Aka Li Hanxiang. Born: China 1926. Died: China, 1997.
Moved from the Hong Kong industry to work in Taiwan during the 1960s. Li cut ties with the Shaws and started up a new company in 1963. He entered a partnership with Union, the distributor of Shaw and Cathay films in Taiwan and founded Grand Pictures, whose Chinese name (Guolian) combined the first character of each partner: Cathay (Guotai) and Union (Lianban).
One of the films he made for the Shaw Brothers studio was The Magnificent Concubine (1962), a 'remake' or retelling of the same Chinese Tang dynasty story as Kenji Mizoguchi's 1955 colour film Yokihi (which had been co-produced by Shaws but had been a commercial failure).
Li’s ideal was to set up a studio with management made up of practicing filmmakers whose decision-making was collaborative rather than dictatorial. Collaborative meant that Grand, a “director-as-producer” company, allowed directors to have more say in production. It also meant that Li himself would direct fewer films (he only made six and a quarter films), to give new directors more opportunities.

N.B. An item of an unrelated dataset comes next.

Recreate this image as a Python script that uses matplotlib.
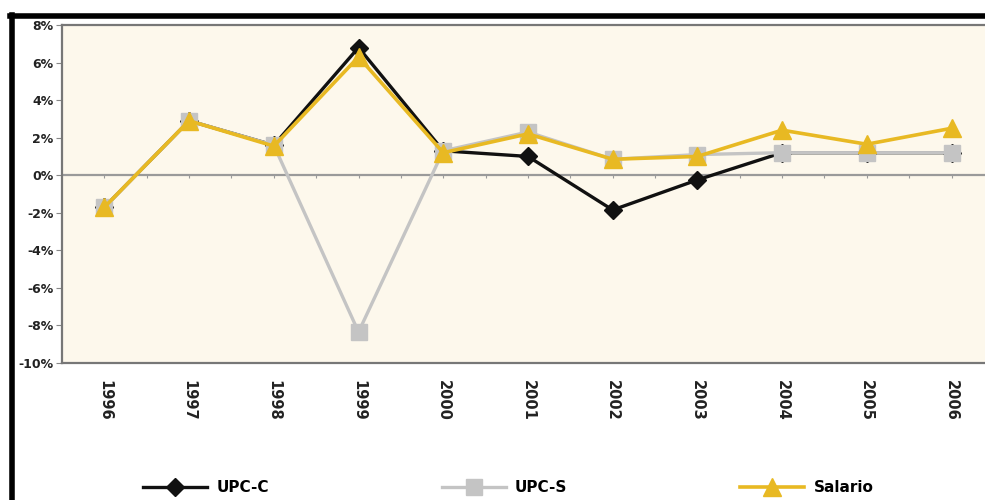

In 1965 Li lost his two major backers. Cathay’s owner Lu Yuntao and Taiwan Studio’s director Long Fang were both killed in a mysterious air crash. By 1966, Li had woefully overspent in the new company’s first years, and Union refused to extend more credit. By 1967, Grand was in serious financial difficulties and broke off from Cathay and Union. Li quickly sought outside funding to maintain production and formed an alliance with another distribution company. Without Union’s powerful distribution network, and lacking the mighty financial backup from Cathay, Li was not able to sustain his quality production. By 1970, Grand Pictures ceased operations. It had made a total of just twenty-two films.